Clark Construction Design Build LLC erected the trailer after being awarded the contract to build the development’s first portion: a $435 million U.S. Coast Guard headquarters.


Inside is a meeting room, space for interviewing candidates and computers for filling out job applications. GSA and Clark officials said the trailer would be open 8 a.m.-5 p.m. for District residents who want to work on what D.C. congressional Del. Eleanor Holmes Norton called the country’s biggest construction project.

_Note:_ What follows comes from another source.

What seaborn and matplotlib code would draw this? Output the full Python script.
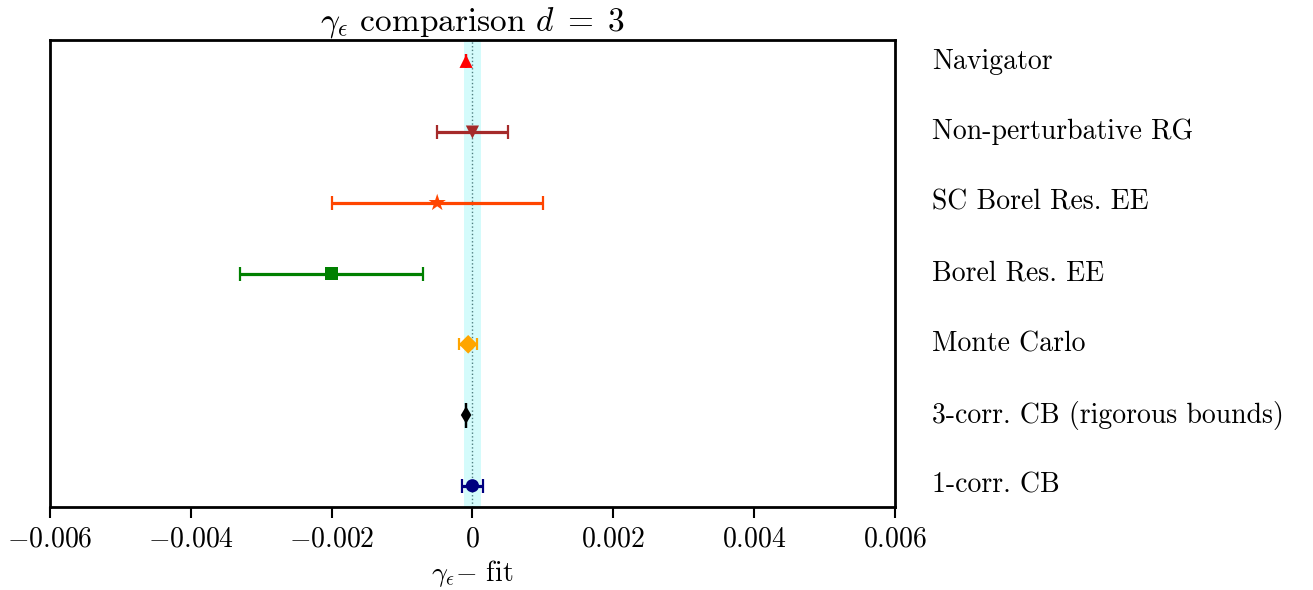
import numpy as np
import pandas as pd
import matplotlib
matplotlib.use("Agg")
import matplotlib.pyplot as plt
import matplotlib.transforms as mtransforms
import seaborn as sns

# Estimates of gamma_epsilon relative to the fit value (d = 3)
methods = ["1-corr. CB", "3-corr. CB (rigorous bounds)", "Monte Carlo",
           "Borel Res. EE", "SC Borel Res. EE", "Non-perturbative RG", "Navigator"]
deltas = [0.0, -0.00009, -0.00006, -0.0020, -0.0005, 0.0, -0.00009]
errors = [0.00015, 0.000005, 0.00013, 0.0013, 0.0015, 0.0005, 0.0]
colors = ["navy", "black", "orange", "green", "orangered", "brown", "red"]
markers = ["o", "d", "D", "s", "*", "v", "^"]
marker_sizes = [90, 80, 90, 90, 170, 90, 90]
cap_sizes = [5, 9, 4, 5, 5, 5, 5]
band_halfwidth = 0.000125
xticks = [-0.006, -0.004, -0.002, 0.0, 0.002, 0.004, 0.006]

df = pd.DataFrame({"method": methods, "delta": deltas, "err": errors,
                   "pos": np.arange(len(methods))})

sns.set_style("ticks")
plt.rcParams["font.family"] = ["cmr10", "DejaVu Serif"]
plt.rcParams["mathtext.fontset"] = "cm"
plt.rcParams["axes.unicode_minus"] = False
plt.rcParams["axes.formatter.use_mathtext"] = True
plt.rcParams["text.color"] = "black"
plt.rcParams["xtick.color"] = "black"
plt.rcParams["ytick.color"] = "black"
plt.rcParams["axes.labelcolor"] = "black"

fig = plt.figure(figsize=(13.13, 5.90), dpi=100)
ax = fig.add_axes([0.038, 0.1407, 0.6436, 0.7913])

ax.axvspan(-band_halfwidth, band_halfwidth, color="#d4fbfb", zorder=0, lw=0)
ax.axvline(0, color="#4f7f80", ls=":", lw=1.0, zorder=1)

for _, r in df.iterrows():
    i = int(r["pos"])
    ax.errorbar(r["delta"], r["pos"], xerr=r["err"], fmt="none",
                ecolor=colors[i], elinewidth=2.3, capsize=cap_sizes[i],
                capthick=1.6, zorder=2)

sns.scatterplot(data=df, x="delta", y="pos", hue="method", style="method",
                size="method", sizes=dict(zip(methods, marker_sizes)),
                palette=dict(zip(methods, colors)),
                markers=dict(zip(methods, markers)),
                edgecolor="none", legend=False, ax=ax, zorder=3)

ax.set_xlim(-0.006, 0.006)
ax.set_ylim(-0.3, 6.3)
ax.set_xticks(xticks)
ax.set_xticklabels([r"$0$" if v == 0 else r"$%.3f$" % v for v in xticks],
                   fontsize=20)
ax.yaxis.tick_right()
ax.set_yticks(df["pos"])
ax.set_yticklabels(methods, fontsize=20)
ax.tick_params(axis="y", length=0, pad=27)
ax.tick_params(axis="x", direction="out", length=8, width=1.5, pad=6)
shift = mtransforms.ScaledTranslation(0, 3 / 100, fig.dpi_scale_trans)
for lbl in ax.get_yticklabels():
    lbl.set_transform(lbl.get_transform() + shift)
for s in ax.spines.values():
    s.set_linewidth(2)
    s.set_color("black")

ax.set_xlabel(r"$\gamma_\epsilon{-}$ fit", fontsize=20, labelpad=4)
ax.set_ylabel("")
ax.set_title(r"$\gamma_\epsilon$ comparison $d\;=\;3$", fontsize=24, pad=4)

fig.savefig("out.png", dpi=100)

Speaking to a crowd of more than 150 people -- many of them interested in signing up for job opportunities -- Norton said the city needs to close the gap between its residents’ skills and the skills needed for major construction projects. Creating hundreds of construction jobs in the city’s poorest ward is an ideal opportunity for improvement, she said, even though the project does not have the requirements for local hiring that are normal in city-supported construction jobs because of federal rules against hiring based on residence.


“We are not going to build the biggest construction project in the United States, just to have D.C. residents as onlookers,” Norton said.


Norton and Councilman Marion Barry, D-Ward 8, said the city would succeed in getting many unemployed residents into construction work despite lower-then-desired numbers of D.C. hires for construction of the Walter E. Washington Convention Center and the Nationals ballpark, both also built by Clark.


“We’re going to deliver these jobs, and Ward 8 needs these jobs, Ward 7 needs these jobs,” Barry said.